Senate

Senate GOP mulls speeding up Trump impeachment trial

Senate Republicans are discussing speeding up the pace of President Trump's impeachment trial by using the trial rules to limit the number of days each side has to make opening arguments.

 

Republicans, according to senators, are discussing giving both Trump's legal team and House managers 24 hours to present their case, similar to the 1999 proceeding. But unlike the Clinton trial, each side would have to use their time within two days. 

 

"We're going to give both sides a full and fair opportunity to present their case. ... Phase one is going to be the opening arguments from the House managers and from the White House. Each will have 24 hours spread out over two days to present the arguments they want," Sen. Ted Cruz (R-Texas) said during an interview with Fox News on Friday. 

 

Sen. Lindsey Graham (R-S.C.) separately said the House managers would get a "couple of days" to present their initial case. Meanwhile, Sen. Thom Tillis (R-N.C.) told reporters at a brief Senate session on Friday that the idea was under discussion. 

 

"I'll be interested to see whether or not that gets elongated over a few days, but I think the going in posture is two, 12 hour periods," he said

 

The discussion among Republicans underscores the growing anxiety in sections of the caucus to quickly acquit Trump after a weeks-long standoff with House Democrats has drawn out the impeachment fight. Some senators, including Graham, have expressed an eagerness to get the trial over before the Feb. 4 State of the Union address. 

 

If GOP leadership moves forward with the plan, the language would be included in a forthcoming resolution, being drafted by Senate Majority Leader Mitch McConnell (R-Ky.), on the trial rules. The resolution is expected to be debated and passed by the Senate on Tuesday.

 

A Republican leadership aide, asked about the time requirements, noted that the resolution isn't final until it's released. 

 

The strategy is likely to garner pushback from Democrats. An aide working on the trial said on Friday that they would be "keeping a sharp eye" if there are any differences on "the amount of time or the number of days" in the upcoming trial compared to Clinton. 

 

The strategy would set up four long days on Capitol Hill as soon as Wednesday unless either House managers or Trump's legal team agrees to yield back time.
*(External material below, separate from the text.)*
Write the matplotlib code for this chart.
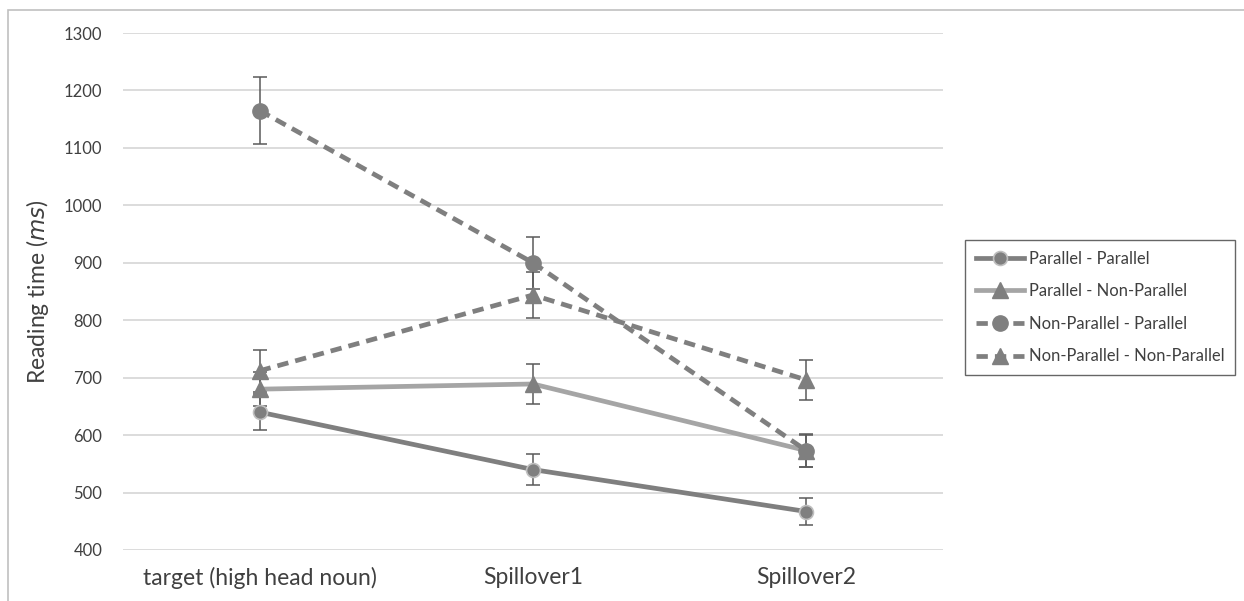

The impeachment trial isn't expected to start until 1 p.m. each day. 

 

Republicans have said they are using the 1999 Clinton trial as their model as they draft the rules for Trump's proceeding. But limiting the number of days each side has to present their arguments to two days would be a break with the previous trial, even if the total number of potential hours is still expected to be the same. 

 

According to the 1999 resolution "the House of Representatives shall make [its] presentation in support of the articles of impeachment for a period of time not to exceed 24 hours. Each side may determine the number of persons to make [its] presentation. The presentation shall be limited to argument from the record. Following the House of Representatives presentation, the President shall make his presentation for a period not to exceed 24 hours."

 

In 1999, the House managers used three days to make their case, as did Clinton's team. Neither side used the full 24 hours. 

 

Once the Senate hears opening arguments and senators get to ask questions, they will then need to vote on whether or not to call witnesses - an issue that has emerged as an early flashpoint within the Senate Republican caucus.

 

The schedule being contemplated by McConnell would also mark a shift from the timetable previously laid out by Republican senators. Several Republicans, including Sens. John Barrasso (R-Wyo.) and Roy Blunt (R-Mo.), had previously predicted the first phase of the trial, which is made up of opening arguments and questions from senators, would take two weeks.

 

Sen. Kevin Cramer (R-N.D.), citing guidance from McConnell, also told reporters on Thursday that he expected the trial to go from about 1 p.m. to 6 p.m. each day. 

 

"He's pretty clear about the 1-6 thing. He's pretty clear about the rules. ... He's been pretty clear that for those of you who like to jettison out of here as early as you can on Thursday, you'll be here through Saturday," Cramer said. 

 

The Clinton impeachment trial took five weeks. But Republican senators have been open about the fact that they do not expect Trump's proceeding to take as long. 

 

"I don't know if Mitch has said this ... one times or a thousand times, but our goal really ought to be, and I think he's right, our goal ought to be to get through this as quickly as possible," Cramer added.